L’illustratrie Catel et le scénariste José-Louis Bocquet s’attellent à une tâche importante : celle de réhabiliter la mémoire de femmes qui ont marqué leur époque, et dont les noms ont été oubliés. Le duo a déjà réalisé les biographies dessinées d’Olympe de Gouge, de Kiki de Montparnasse et de Joséphine Baker. C’est au tour d’Alice Guy de rejoindre ce panthéon des clandestines de l’Histoire.
Si Léon Gaumont ou Auguste et Louis Lumière nous évoquent immédiatement le cinéma, il n’en est pas de même pour celui d’Alice Guy. Et pourtant, il s’agit de l’une des pionnières du septième art à qui l’on doit notamment l’invention du making-of. Première femme metteuse en scène au monde, elle a réalisé plus de sept-cents films et courts métrages muets entre la France et les États-Unis.
Née en 1873, elle passe son enfance entre le Chili, la Suisse et la France. Elle se passionne très tôt pour le théâtre et rêve de devenir actrice, au grand dam de son père. Intelligente et n’ayant pas la langue dans sa poche, Alice Guy est très indépendante et travaille pour gagner sa vie, à une époque où le rôle des femmes se cantonnait à tenir un foyer. Elle, elle restera libre ! Et c’est ainsi que d’échanges en rencontres, la jeune femme va devenir la sténodactylographe de Léon Gaumont et définitivement intégrer l’univers encore balbutiant du cinéma.
En ce temps de révolution industrielle et de prémices du monde moderne, les caméras sont à l’état de prototype et l’on ne peut produire que des courts métrages de quelques minutes. De plus, le cinéma est perçu comme une simple mode un peu fantasque et éphémère !
C’est en 1896 qu’Alice Guy commence à réaliser ses premières films et à peine cinq ans plus tard, elle a déjà cent vingt-deux à son actif. Extrêmement créative et très proactive, Alice Guy appose une vision féminine au cinéma de l’époque, dans une société très patriarcale. Elle doit redoubler d’efforts pour faire entendre ses idées progressistes, mais ne baisse jamais les bras. D’ailleurs, sa passion la mène jusqu’aux États-Unis, où elle monte sa propre maison de production et rencontre un très grand succès.
Lorsqu’elle revient dans son pays natal des années plus tard, c’est pour s’apercevoir que le cinéma français l’a totalement oubliée, et pire que ça : ses films sont attribués à un certain Henri Gallet…
Ce n’est que bien aprés que la reconnaissance qu’elle mérite entame un long et lent cheminement. En effet, la plus grande partie son œuvre a tout bonnement disparue, endommagée et rendue inutilisable lors des transports fréquents.
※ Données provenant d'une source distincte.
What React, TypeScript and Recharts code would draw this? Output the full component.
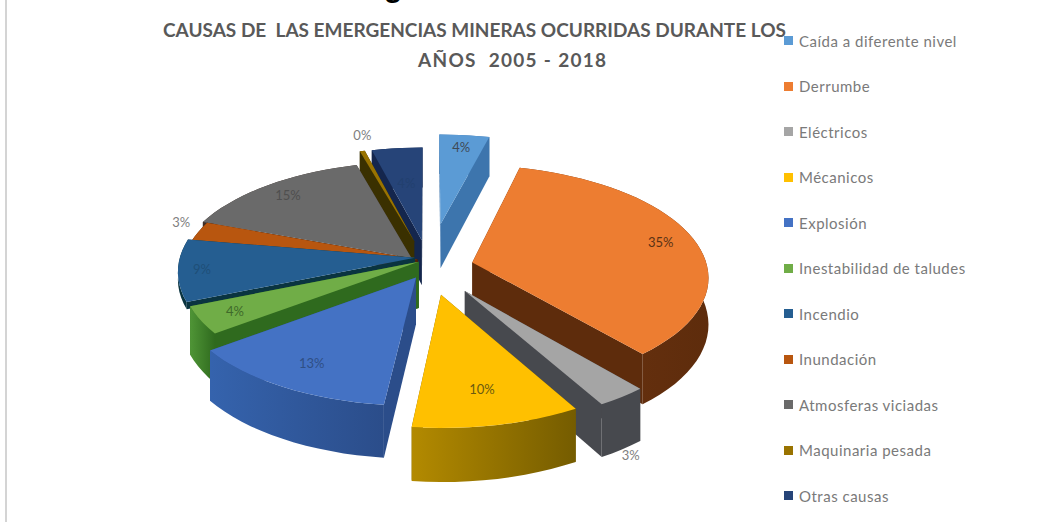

Alice Guy vivra des hauts et des bas, mais saura toujours s’affranchir des personnes qui l’entravent, n’hésitant pas à demander le divorce ou bien à dénoncer des comportements harcelants et machistes. Elle meurt en 1968, en ayant oublié tout de son passé et de sa carrière. Cependant il existe une série d’entretiens et d’interviews accompli·es en 1963, immortalisant sa mémoire et attestant de son statut indéniable de première femme réalisatrice.
Sur tous films qu’on lui doit, seulement une vingtaine ont été retrouvés. Certains ont été copiés ou assignés à d’autres, sans compter la plupart qui sont devenus poussière.
Catel et Bocquet signent une bande dessinée très fouillée, qui revient en détail sur le parcours très riche de cette pionnière du cinéma. À cheval entre deux siècles, cette période a marqué notre société contemporaine, et on y croise d’autres figures historiques comme Gustave Eiffel ou Charles Chaplin. Toujours très pointilleuse sur la concordance des tenues d’époque et les décors dans lesquels les personnages évoluent, l’illustratrice parvient à en saisir l’ambiance particulière révolue.
Bien qu’imposant, cet ouvrage reste malgré tout très fluide, et le rythme ne s’essouffle jamais. On est happé par ce bon dans le temps, ponctué de dates marquantes, de lieux emblématiques et richement documenté en fin de volume par une chronologie et une notice biographique très poussées.
Un très bel hommage, qui redonne ses lettres de noblesse à cette figure déterminante du cinéma, qui s’est battue pour vivre de sa passion.